— START OF Collected material —
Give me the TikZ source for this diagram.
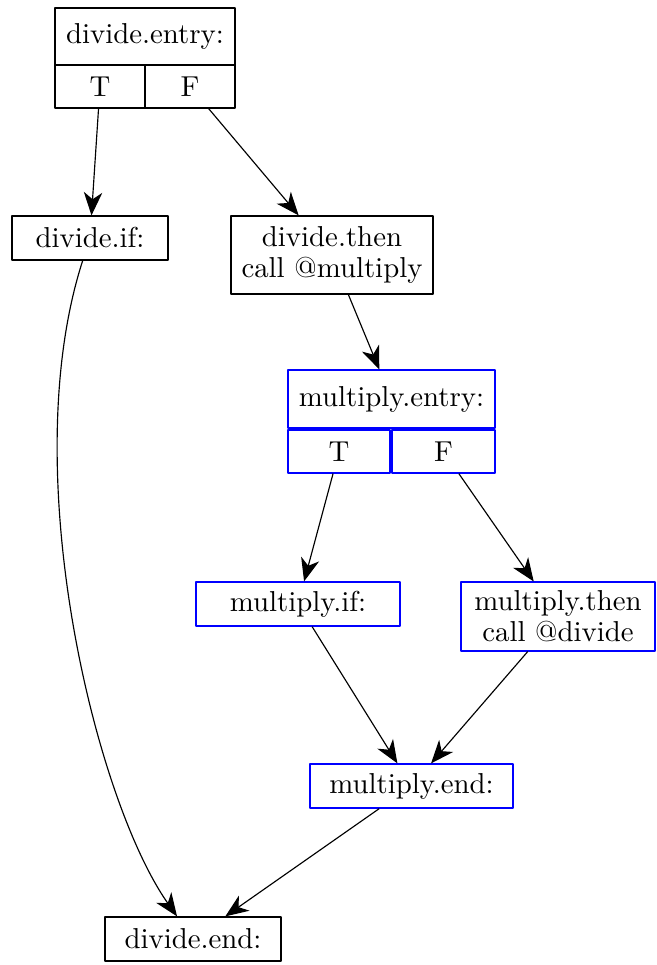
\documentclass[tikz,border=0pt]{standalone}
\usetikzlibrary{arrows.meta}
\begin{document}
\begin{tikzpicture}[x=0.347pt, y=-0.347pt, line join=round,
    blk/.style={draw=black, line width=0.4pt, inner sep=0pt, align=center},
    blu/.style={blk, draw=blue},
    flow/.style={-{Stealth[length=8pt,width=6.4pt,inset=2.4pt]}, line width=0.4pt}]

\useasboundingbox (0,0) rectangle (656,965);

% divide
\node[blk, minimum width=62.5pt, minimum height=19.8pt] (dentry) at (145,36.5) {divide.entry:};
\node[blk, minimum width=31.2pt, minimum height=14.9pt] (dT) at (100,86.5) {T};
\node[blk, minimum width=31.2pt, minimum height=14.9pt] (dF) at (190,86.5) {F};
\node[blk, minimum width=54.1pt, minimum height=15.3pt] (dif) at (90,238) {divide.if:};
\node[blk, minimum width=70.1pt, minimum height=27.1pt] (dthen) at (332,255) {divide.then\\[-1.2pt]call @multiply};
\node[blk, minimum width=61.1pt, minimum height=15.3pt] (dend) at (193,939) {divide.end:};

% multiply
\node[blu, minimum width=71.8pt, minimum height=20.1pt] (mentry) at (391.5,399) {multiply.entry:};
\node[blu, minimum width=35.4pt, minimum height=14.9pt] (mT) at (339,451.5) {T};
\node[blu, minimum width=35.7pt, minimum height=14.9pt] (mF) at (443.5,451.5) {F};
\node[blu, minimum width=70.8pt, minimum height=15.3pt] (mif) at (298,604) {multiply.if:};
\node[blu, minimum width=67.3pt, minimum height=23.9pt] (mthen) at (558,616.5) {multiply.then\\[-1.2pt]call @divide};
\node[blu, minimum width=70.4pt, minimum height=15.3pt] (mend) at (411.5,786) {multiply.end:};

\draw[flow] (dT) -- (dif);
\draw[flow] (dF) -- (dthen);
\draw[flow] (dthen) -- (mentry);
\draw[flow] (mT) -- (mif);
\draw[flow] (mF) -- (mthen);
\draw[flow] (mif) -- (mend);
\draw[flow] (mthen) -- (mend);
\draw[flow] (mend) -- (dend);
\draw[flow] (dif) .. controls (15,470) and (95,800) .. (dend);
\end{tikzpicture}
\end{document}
— END OF Collected material —
Instruction
Reproduce the material above exactly, first line through the line that contains "minimum width=61.1pt, minimum", minus the pictures.

The output
Give me the TikZ source for this diagram.
\documentclass[tikz,border=0pt]{standalone}
\usetikzlibrary{arrows.meta}
\begin{document}
\begin{tikzpicture}[x=0.347pt, y=-0.347pt, line join=round,
    blk/.style={draw=black, line width=0.4pt, inner sep=0pt, align=center},
    blu/.style={blk, draw=blue},
    flow/.style={-{Stealth[length=8pt,width=6.4pt,inset=2.4pt]}, line width=0.4pt}]

\useasboundingbox (0,0) rectangle (656,965);

% divide
\node[blk, minimum width=62.5pt, minimum height=19.8pt] (dentry) at (145,36.5) {divide.entry:};
\node[blk, minimum width=31.2pt, minimum height=14.9pt] (dT) at (100,86.5) {T};
\node[blk, minimum width=31.2pt, minimum height=14.9pt] (dF) at (190,86.5) {F};
\node[blk, minimum width=54.1pt, minimum height=15.3pt] (dif) at (90,238) {divide.if:};
\node[blk, minimum width=70.1pt, minimum height=27.1pt] (dthen) at (332,255) {divide.then\\[-1.2pt]call @multiply};
\node[blk, minimum width=61.1pt, minimum height=15.3pt] (dend) at (193,939) {divide.end:};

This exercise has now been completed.